The involvement of the Catholic Church (and others) in politics did cause some serious problems (I am particularly sensitive to Irish history), but it also solved problems and fostered many useful institutions (“universities” were founded to teach priests).
True religious freedom with multiple, independent, and (mostly) non-political churches is a pretty recent development. I suspect that it has been rare in world history.
I don’t think that people or institutions ever really like to change. Much as I wish to be more like Christ, I find it a difficult process.
I really think that it was no accident that Europe became so dominant politically, scientifically, and culturally. I believe that there is a real, causal relationship between the spread of the Bible and the flowering of the Renaissance and the development of Europe.
I do not believe that so much of the gospel could have been preserved (and even spread) since Christ’s day without “churches”. To be sure, the books in the Bible could have just been buried up and left to be given to a latter-day prophet, but I think that God was playing a much deeper game (see http://scriptures.lds.org/en/jacob/5).

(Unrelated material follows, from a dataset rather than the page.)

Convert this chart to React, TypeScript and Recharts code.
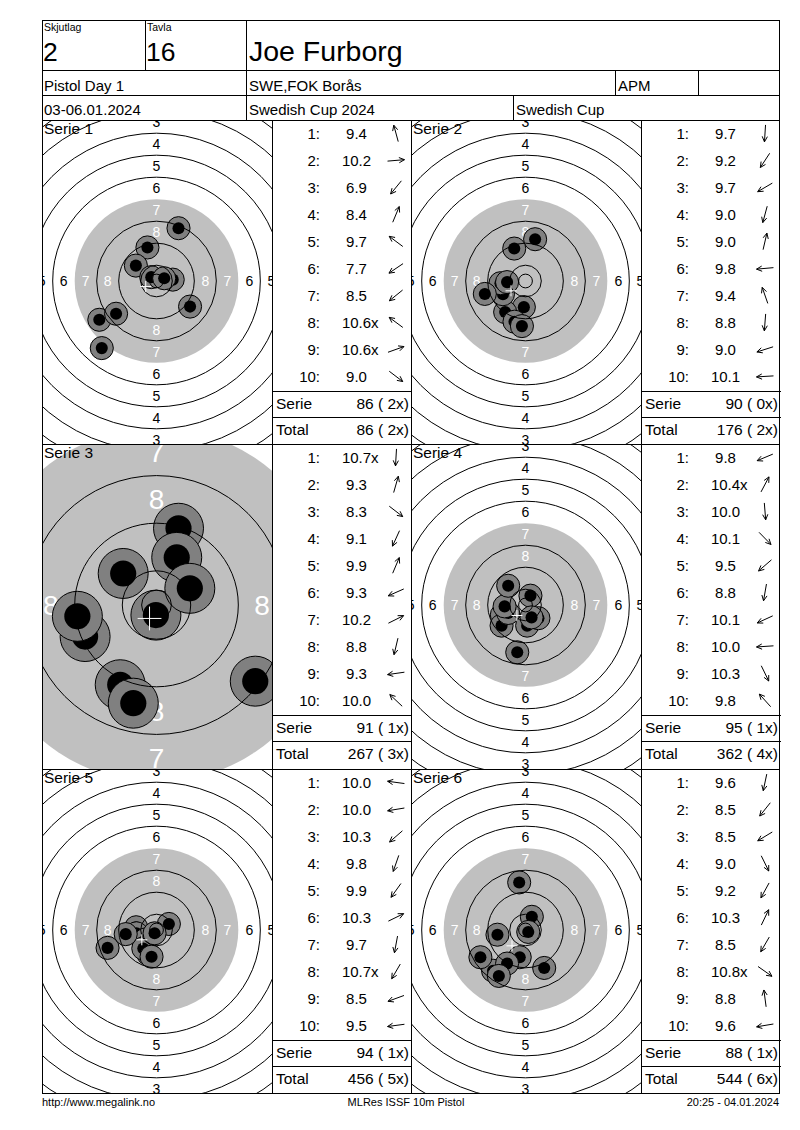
import React from 'react'
import { ScatterChart, Scatter, XAxis, YAxis } from 'recharts'

// header texts
const SQUAD = '2'
const TARGET_NO = '16'
const SHOOTER = 'Joe Furborg'
const EVENT = 'Pistol Day 1'
const CLUB = 'SWE,FOK Borås'
const CLASS_NAME = 'APM'
const DATES = '03-06.01.2024'
const COMPETITION = 'Swedish Cup 2024'
const CUP = 'Swedish Cup'
const FOOTER_LEFT = 'http://www.megalink.no'
const FOOTER_MID = 'MLRes ISSF 10m Pistol'
const FOOTER_RIGHT = '20:25 - 04.01.2024'

const SERIE_NAMES = ['Serie 1', 'Serie 2', 'Serie 3', 'Serie 4', 'Serie 5', 'Serie 6']

// scores as printed, x = inner ten
const SERIE1_SCORES = ['9.4', '10.2', '6.9', '8.4', '9.7', '7.7', '8.5', '10.6x', '10.6x', '9.0']
const SERIE2_SCORES = ['9.7', '9.2', '9.7', '9.0', '9.0', '9.8', '9.4', '8.8', '9.0', '10.1']
const SERIE3_SCORES = ['10.7x', '9.3', '8.3', '9.1', '9.9', '9.3', '10.2', '8.8', '9.3', '10.0']
const SERIE4_SCORES = ['9.8', '10.4x', '10.0', '10.1', '9.5', '8.8', '10.1', '10.0', '10.3', '9.8']
const SERIE5_SCORES = ['10.0', '10.0', '10.3', '9.8', '9.9', '10.3', '9.7', '10.7x', '8.5', '9.5']
const SERIE6_SCORES = ['9.6', '8.5', '8.5', '9.0', '9.2', '10.3', '8.5', '10.8x', '8.8', '9.6']

// hit positions in mm from the target centre (x right, y up)
const SERIE1_X = [-3.3, 5.9, -19.9, 8.0, -7.5, -20.8, -14.7, -1.9, 2.8, 12.2]
const SERIE1_Y = [12.2, 0.5, -24.4, 19.2, 5.6, -14.1, -11.9, 1.4, 1.0, -9.3]
const SERIE2_X = [-0.6, -7.4, -8.2, -4.0, 3.5, -9.1, -4.1, -1.3, -14.8, -6.7]
const SERIE2_Y = [-9.5, -11.3, -4.8, -14.8, 15.2, -0.8, 11.8, -16.4, -4.7, -0.4]
const SERIE3_X = [-0.1, 3.7, 16.6, -6.1, 3.4, -12.0, 5.6, -3.9, -13.3, -5.6]
const SERIE3_Y = [-1.7, 12.9, -12.8, -13.4, 8.0, -5.3, 2.8, -16.5, -1.9, 5.3]
const SERIE4_X = [-8.6, 1.8, 0.6, 4.7, -8.7, -3.0, -6.3, -7.6, 2.2, -6.3]
const SERIE4_Y = [-3.6, 3.4, -7.5, -4.8, -7.5, -17.2, -2.9, -0.5, -4.5, 7.0]
const SERIE5_X = [-7.4, -7.3, -3.9, -3.0, -4.8, 4.5, -1.8, -0.7, -17.8, -11.2]
const SERIE5_Y = [1.0, -1.2, -3.4, -8.7, -6.7, 2.2, -9.7, -1.2, -6.5, -1.5]
const SERIE6_X = [-2.1, -11.8, -16.4, 6.8, -6.7, 2.3, -9.7, 1.0, -2.3, -10.2]
const SERIE6_Y = [-9.9, -14.8, -9.9, -13.8, -12.2, 4.8, -16.7, -0.7, 17.3, -1.7]

const SERIE_SCORES = [SERIE1_SCORES, SERIE2_SCORES, SERIE3_SCORES, SERIE4_SCORES, SERIE5_SCORES, SERIE6_SCORES]
const SERIE_X = [SERIE1_X, SERIE2_X, SERIE3_X, SERIE4_X, SERIE5_X, SERIE6_X]
const SERIE_Y = [SERIE1_Y, SERIE2_Y, SERIE3_Y, SERIE4_Y, SERIE5_Y, SERIE6_Y]

// ISSF 10m pistol ring radii (mm), ring 1 .. ring 10
const RING_RADII = [77.75, 69.75, 61.75, 53.75, 45.75, 37.75, 29.75, 21.75, 13.75, 5.75]
const INNER_TEN = 2.5
const RING_LABELS = [1, 2, 3, 4, 5, 6, 7, 8]

// pixels per mm for each target picture (serie 3 is shown zoomed)
const PANEL_SCALE = [2.75, 2.75, 5.95, 2.75, 2.75, 2.75]

const FONT = '"Liberation Sans", Arial, Helvetica, sans-serif'
const TARGET_LEFT = [42, 411]
const TABLE_LEFT = [272, 641]
const ROW_TOP = [120, 444, 769, 1093]
const TARGET_W = 230
const CENTRE_X = 114.5
const CENTRE_Y = 161

const intPart = (s: string) => Math.floor(parseFloat(s))
const isX = (s: string) => s.endsWith('x')
const textWidth = (s: string, size: number) =>
  s.split('').reduce((w, c) => w + (c === '.' ? 0.278 : 0.556), 0) * size

function Target({ index, height }: { index: number; height: number }) {
  const s = PANEL_SCALE[index]
  const big = s > 4
  const xDomain = [-CENTRE_X / s, (TARGET_W - CENTRE_X) / s]
  const yDomain = [-(height - CENTRE_Y) / s, CENTRE_Y / s]
  const shots = SERIE_X[index].map((x, i) => ({ x, y: SERIE_Y[index][i] }))
  const mean = [
    {
      x: shots.reduce((a, p) => a + p.x, 0) / shots.length,
      y: shots.reduce((a, p) => a + p.y, 0) / shots.length,
    },
  ]
  const centre = [{ x: 0, y: 0 }]
  const fs = big ? 28 : 14

  const face = (p: any) => {
    const { cx, cy } = p
    const labels: React.ReactNode[] = []
    RING_LABELS.forEach((n) => {
      const r = ((RING_RADII[n - 1] + RING_RADII[n]) / 2) * s
      const fill = n >= 7 ? '#ffffff' : '#000000'
      const pos = [
        [cx, cy - r],
        [cx, cy + r],
        [cx - r, cy],
        [cx + r, cy],
      ]
      pos.forEach(([x, y], k) =>
        labels.push(
          <text key={`${n}-${k}`} x={x} y={y + fs * 0.36} textAnchor="middle" fontSize={fs} fontFamily={FONT} fill={fill}>
            {n}
          </text>
        )
      )
    })
    return (
      <g>
        <circle cx={cx} cy={cy} r={RING_RADII[6] * s} fill="#c0c0c0" />
        {labels}
      </g>
    )
  }

  const shot = (p: any) => (
    <g>
      <circle cx={p.cx} cy={p.cy} r={4.2 * s} fill="#808080" stroke="#000" strokeWidth={1} />
      <circle cx={p.cx} cy={p.cy} r={2.2 * s} fill="#000" />
    </g>
  )

  const rings = (p: any) => (
    <g fill="none" stroke="#000" strokeWidth={1}>
      {RING_RADII.map((r, i) => (i === 6 ? null : <circle key={i} cx={p.cx} cy={p.cy} r={r * s} />))}
      <circle cx={p.cx} cy={p.cy} r={INNER_TEN * s} />
    </g>
  )

  const cross = (p: any) => {
    const h = 2 * s
    return (
      <g stroke="#fff" strokeWidth={1}>
        <line x1={p.cx - h} y1={p.cy} x2={p.cx + h} y2={p.cy} />
        <line x1={p.cx} y1={p.cy - h} x2={p.cx} y2={p.cy + h} />
      </g>
    )
  }

  return (
    <ScatterChart width={TARGET_W} height={height} margin={{ top: 0, right: 0, bottom: 0, left: 0 }}>
      <XAxis type="number" dataKey="x" domain={xDomain} allowDataOverflow hide />
      <YAxis type="number" dataKey="y" domain={yDomain} allowDataOverflow hide />
      <Scatter data={centre} shape={face} isAnimationActive={false} />
      <Scatter data={shots} shape={shot} isAnimationActive={false} />
      <Scatter data={centre} shape={rings} isAnimationActive={false} />
      <Scatter data={mean} shape={cross} isAnimationActive={false} />
    </ScatterChart>
  )
}

function Arrow({ cx, cy, angle }: { cx: number; cy: number; angle: number }) {
  const vx = Math.cos(angle)
  const vy = -Math.sin(angle)
  const L = 8.5
  const tipX = cx + vx * L
  const tipY = cy + vy * L
  const head = (a: number) => {
    const bx = -vx * Math.cos(a) + vy * Math.sin(a)
    const by = -vy * Math.cos(a) - vx * Math.sin(a)
    return <line x1={tipX} y1={tipY} x2={tipX + bx * 6} y2={tipY + by * 6} />
  }
  return (
    <g stroke="#000" strokeWidth={1}>
      <line x1={cx - vx * L} y1={cy - vy * L} x2={tipX} y2={tipY} />
      {head(0.45)}
      {head(-0.45)}
    </g>
  )
}

export default function App() {
  let totalSum = 0
  let totalX = 0
  const panels = SERIE_NAMES.map((name, i) => {
    const scores = SERIE_SCORES[i]
    const sum = scores.reduce((a, sc) => a + intPart(sc), 0)
    const xs = scores.filter(isX).length
    totalSum += sum
    totalX += xs
    const col = i % 2
    const row = Math.floor(i / 2)
    return {
      name,
      index: i,
      scores,
      serie: `${sum} (${String(xs).padStart(2, ' ')}x)`,
      total: `${totalSum} (${String(totalX).padStart(2, ' ')}x)`,
      targetLeft: TARGET_LEFT[col],
      tableLeft: TABLE_LEFT[col],
      top: ROW_TOP[row],
      height: ROW_TOP[row + 1] - ROW_TOP[row],
    }
  })

  const hl = (y: number, x1: number, x2: number, k: string) => (
    <line key={k} x1={x1} y1={y + 0.5} x2={x2 + 1} y2={y + 0.5} />
  )
  const vl = (x: number, y1: number, y2: number, k: string) => (
    <line key={k} x1={x + 0.5} y1={y1} x2={x + 0.5} y2={y2 + 1} />
  )

  return (
    <div style={{ position: 'absolute', left: 0, top: 0, width: 800, height: 1130, background: '#fff', fontFamily: FONT }}>
      {panels.map((p) => (
        <div
          key={p.name}
          style={{ position: 'absolute', left: p.targetLeft, top: p.top, width: TARGET_W, height: p.height, overflow: 'hidden' }}
        >
          <Target index={p.index} height={p.height} />
        </div>
      ))}
      <svg
        width={800}
        height={1130}
        style={{ position: 'absolute', left: 0, top: 0, pointerEvents: 'none' }}
        fontFamily={FONT}
      >
        <g stroke="#000" strokeWidth={1} shapeRendering="crispEdges">
          {[20, 70, 95, 120, 444, 769, 1093].map((y) => hl(y, 42, 779, `h${y}`))}
          {vl(42, 20, 1093, 'v42')}
          {vl(779, 20, 1093, 'v779')}
          {vl(145, 20, 70, 'v145')}
          {vl(246, 20, 120, 'v246')}
          {vl(615, 70, 95, 'v615')}
          {vl(698, 70, 95, 'v698')}
          {vl(513, 95, 120, 'v513')}
          {[272, 411, 641].map((x) => vl(x, 120, 1093, `c${x}`))}
          {panels.map((p) => [
            hl(p.top + 271, p.tableLeft, p.tableLeft + 139, `s${p.index}`),
            hl(p.top + 297, p.tableLeft, p.tableLeft + 139, `t${p.index}`),
          ])}
        </g>

        <text x={44} y={31} fontSize={10.5}>Skjutlag</text>
        <text x={147} y={31} fontSize={10.5}>Tavla</text>
        <text x={43} y={61} fontSize={26.5}>{SQUAD}</text>
        <text x={146} y={61} fontSize={26.5}>{TARGET_NO}</text>
        <text x={249} y={61} fontSize={28.5}>{SHOOTER}</text>
        <text x={44} y={91} fontSize={15}>{EVENT}</text>
        <text x={249} y={91} fontSize={15}>{CLUB}</text>
        <text x={618} y={91} fontSize={15}>{CLASS_NAME}</text>
        <text x={44} y={115} fontSize={15}>{DATES}</text>
        <text x={249} y={115} fontSize={15}>{COMPETITION}</text>
        <text x={516} y={115} fontSize={15}>{CUP}</text>

        {panels.map((p) => (
          <g key={`tab${p.index}`}>
            <text x={p.targetLeft + 2} y={p.top + 13.5} fontSize={15.5}>{p.name}</text>
            {p.scores.map((sc, i) => {
              const cy = p.top + 13.4 + 27 * i
              const num = sc.replace('x', '')
              const cxNum = p.tableLeft + 84.5
              const ang = Math.atan2(SERIE_Y[p.index][i], SERIE_X[p.index][i])
              return (
                <g key={i}>
                  <text x={p.tableLeft + 48} y={cy + 5.4} fontSize={15} textAnchor="end">{`${i + 1}:`}</text>
                  <text x={cxNum} y={cy + 5.4} fontSize={15} textAnchor="middle">{num}</text>
                  {isX(sc) && (
                    <text x={cxNum + textWidth(num, 15) / 2} y={cy + 5.4} fontSize={15}>x</text>
                  )}
                  <Arrow cx={p.tableLeft + 124} cy={cy} angle={ang} />
                </g>
              )
            })}
            <text x={p.tableLeft + 4} y={p.top + 288.7} fontSize={15.5}>Serie</text>
            <text x={p.tableLeft + 137} y={p.top + 288.7} fontSize={15.5} textAnchor="end" style={{ whiteSpace: 'pre' }}>
              {p.serie}
            </text>
            <text x={p.tableLeft + 4} y={p.top + 314.7} fontSize={15.5}>Total</text>
            <text x={p.tableLeft + 137} y={p.top + 314.7} fontSize={15.5} textAnchor="end" style={{ whiteSpace: 'pre' }}>
              {p.total}
            </text>
          </g>
        ))}

        <text x={42} y={1106} fontSize={11}>{FOOTER_LEFT}</text>
        <text x={406} y={1106} fontSize={11} textAnchor="middle">{FOOTER_MID}</text>
        <text x={779} y={1106} fontSize={11} textAnchor="end">{FOOTER_RIGHT}</text>
      </svg>
    </div>
  )
}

The apostate Christian churches preserved a lot of true doctrine (though the Adversary suppressed or distorted it as much as he could) and the Bible. This true doctrine improved people and moved them to contribute more and better to their societies.
It is interesting to compare the Americas with Europe during the years between Christ and the Restoration.
No worries John–it was a reasonable assumption. I can hardly expect other people to intuit my relationship to Mormonism when I’m at a loss to understand it myself.